Abstract

Monaural singing voice separation is an extremely challenging problem. While efforts in pitch-based inference methods have led to considerable progress in voiced singing voice separation, little attention has been paid to the incapability of such methods to separate unvoiced singing voice due to its in harmonic structure and weaker energy. In this paper, we proposed a systematic approach to identify and separate the unvoiced singing voice from the music accompaniment. We have also enhanced the performance of separating voiced singing via a spectral subtraction method. The proposed system follows the framework of computational auditory scene analysis (CASA) which consists of the segmentation stage and the grouping stage. In the segmentation stage, the input song signals are decomposed into small sensory elements in different time-frequency resolutions. The unvoiced sensory elements are then identified by Gaussian mixture models.
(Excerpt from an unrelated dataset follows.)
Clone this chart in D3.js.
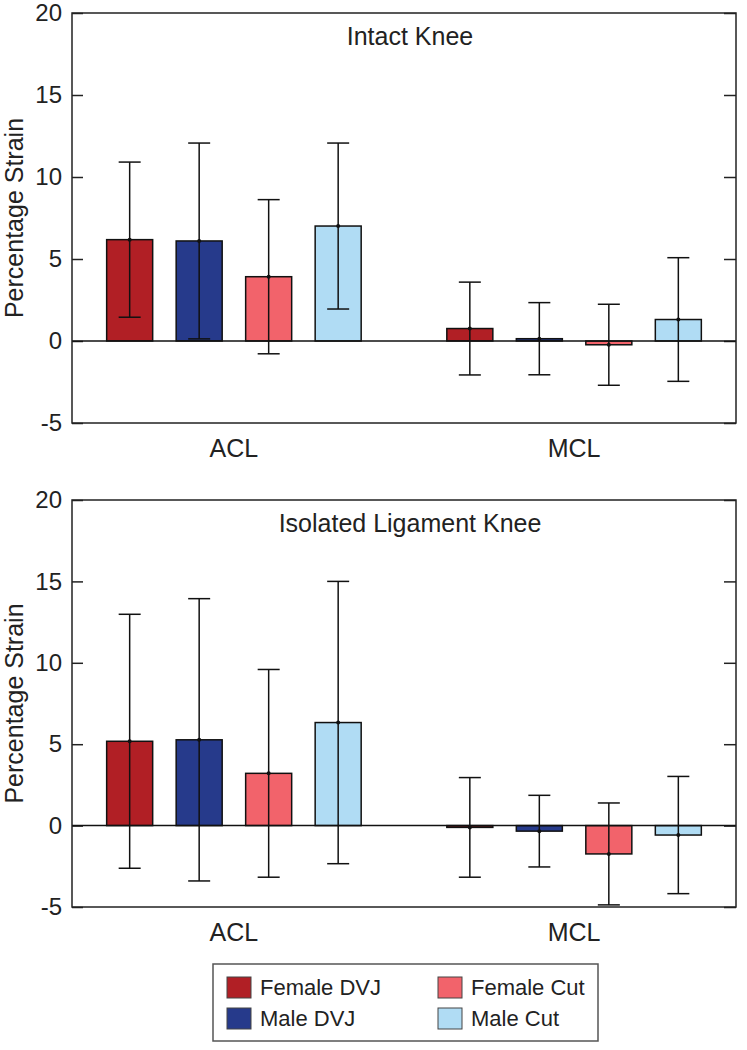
<!DOCTYPE html>
<html>
<head>
<meta charset="utf-8">
<script src="https://cdn.jsdelivr.net/npm/d3@7"></script>
<style>
  body { margin: 0; background: #fff; }
  svg { display: block; font-family: "Liberation Sans", Arial, sans-serif; }
</style>
</head>
<body>
<div id="chart"></div>
<script>
// data
var ligaments = ["ACL", "MCL"];
var series = ["Female DVJ", "Male DVJ", "Female Cut", "Male Cut"];
var colors = ["#b11f25", "#263a8b", "#f2636b", "#b0dcf4"];
var yTicks = [-5, 0, 5, 10, 15, 20];

// mean strain per ligament, one value per series
var intactMean = [[6.18, 6.10, 3.92, 7.01], [0.76, 0.14, -0.23, 1.31]];
var intactSd = [[4.73, 5.97, 4.70, 5.06], [2.83, 2.20, 2.47, 3.77]];
var isolatedMean = [[5.18, 5.27, 3.21, 6.33], [-0.11, -0.34, -1.74, -0.58]];
var isolatedSd = [[7.80, 8.67, 6.38, 8.67], [3.06, 2.20, 3.13, 3.60]];

var panels = [
  { title: "Intact Knee", mean: intactMean, sd: intactSd, top: 13, bottom: 423 },
  { title: "Isolated Ligament Knee", mean: isolatedMean, sd: isolatedSd, top: 500, bottom: 907 }
];

var svg = d3.select("#chart").append("svg")
  .attr("width", 747)
  .attr("height", 1050);

var left = 72, right = 736;

var x0 = d3.scalePoint().domain(ligaments).range([left, right]).padding(0.476);
var x1 = d3.scaleBand().domain(series).range([-139, 139]).paddingInner(0.338).paddingOuter(0.169);
var color = d3.scaleOrdinal().domain(series).range(colors);

panels.forEach(function(p) {
  var y = d3.scaleLinear().domain([-5, 20]).range([p.bottom, p.top]);
  var g = svg.append("g");

  // left axis, ticks pointing inward
  var ya = g.append("g")
    .attr("transform", "translate(" + left + ",0)")
    .call(d3.axisLeft(y).tickValues(yTicks).tickSize(-11).tickPadding(10)
      .tickFormat(function(d) { return String(d); }));
  ya.select(".domain").remove();
  ya.selectAll("line").attr("stroke", "#222").attr("stroke-width", 1.5);
  ya.selectAll("text").attr("font-size", 24).attr("fill", "#222")
    .attr("font-family", "Liberation Sans, Arial, sans-serif");

  var yr = g.append("g")
    .attr("transform", "translate(" + right + ",0)")
    .call(d3.axisRight(y).tickValues(yTicks).tickSize(-12).tickFormat(""));
  yr.select(".domain").remove();
  yr.selectAll("line").attr("stroke", "#222").attr("stroke-width", 1.5);

  g.append("text")
    .attr("transform", "translate(23," + ((p.top + p.bottom) / 2) + ") rotate(-90)")
    .attr("text-anchor", "middle")
    .attr("font-size", 25)
    .attr("fill", "#222")
    .text("Percentage Strain");

  g.append("text")
    .attr("x", 410)
    .attr("y", p.top + 32)
    .attr("text-anchor", "middle")
    .attr("font-size", 25)
    .attr("fill", "#222")
    .text(p.title);

  ligaments.forEach(function(lig, li) {
    g.append("text")
      .attr("x", x0(lig))
      .attr("y", p.bottom + 34)
      .attr("text-anchor", "middle")
      .attr("font-size", 25)
      .attr("fill", "#222")
      .text(lig);

    var rows = series.map(function(s, si) {
      return { s: s, m: p.mean[li][si], sd: p.sd[li][si] };
    });

    var grp = g.append("g").attr("transform", "translate(" + x0(lig) + ",0)");

    grp.selectAll("rect")
      .data(rows)
      .enter().append("rect")
      .attr("x", function(d) { return x1(d.s); })
      .attr("y", function(d) { return y(Math.max(0, d.m)); })
      .attr("width", x1.bandwidth())
      .attr("height", function(d) { return Math.abs(y(d.m) - y(0)); })
      .attr("fill", function(d) { return color(d.s); })
      .attr("stroke", "#111")
      .attr("stroke-width", 1.5);

    var eb = grp.selectAll("g.err")
      .data(rows)
      .enter().append("g")
      .attr("class", "err")
      .attr("transform", function(d) { return "translate(" + (x1(d.s) + x1.bandwidth() / 2) + ",0)"; });

    eb.append("line")
      .attr("y1", function(d) { return y(d.m + d.sd); })
      .attr("y2", function(d) { return y(d.m - d.sd); })
      .attr("stroke", "#111").attr("stroke-width", 1.5);
    eb.append("line")
      .attr("x1", -11).attr("x2", 11)
      .attr("y1", function(d) { return y(d.m + d.sd); })
      .attr("y2", function(d) { return y(d.m + d.sd); })
      .attr("stroke", "#111").attr("stroke-width", 1.5);
    eb.append("line")
      .attr("x1", -11).attr("x2", 11)
      .attr("y1", function(d) { return y(d.m - d.sd); })
      .attr("y2", function(d) { return y(d.m - d.sd); })
      .attr("stroke", "#111").attr("stroke-width", 1.5);
    eb.append("circle")
      .attr("cy", function(d) { return y(d.m); })
      .attr("r", 2)
      .attr("fill", "#111");
  });

  // zero line and frame
  g.append("line")
    .attr("x1", left).attr("x2", right)
    .attr("y1", y(0)).attr("y2", y(0))
    .attr("stroke", "#111").attr("stroke-width", 1.5);
  g.append("rect")
    .attr("x", left).attr("y", p.top)
    .attr("width", right - left).attr("height", p.bottom - p.top)
    .attr("fill", "none").attr("stroke", "#222").attr("stroke-width", 1.5);
});

// legend
var legend = svg.append("g");
legend.append("rect")
  .attr("x", 213).attr("y", 964)
  .attr("width", 385).attr("height", 77)
  .attr("fill", "#fff").attr("stroke", "#555").attr("stroke-width", 1.5);

var items = legend.selectAll("g.item")
  .data(series)
  .enter().append("g")
  .attr("class", "item")
  .attr("transform", function(d, i) {
    var col = i >= 2 ? 1 : 0, row = i % 2;
    return "translate(" + (227 + col * 211) + "," + (977 + row * 31) + ")";
  });
items.append("rect")
  .attr("width", 24).attr("height", 21)
  .attr("fill", function(d) { return color(d); })
  .attr("stroke", "#444").attr("stroke-width", 1);
items.append("text")
  .attr("x", 33).attr("y", 18)
  .attr("font-size", 22)
  .attr("fill", "#222")
  .text(function(d) { return d; });
</script>
</body>
</html>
The experimental results demonstrated that the quality of the separated singing voice is improved for both the unvoiced and voiced parts. Moreover, to deal with the problem of lack of a publicly available dataset for singing voice separation, we have constructed a corpus called MIR-1K (multimedia information retrieval lab, 1000 song clips) where all singing voices and music accompaniments were recorded separately. Each song clip comes with human-labeled pitch values, unvoiced sounds and vocal/non-vocal segments, and lyrics, as well as the speech recording of the lyrics.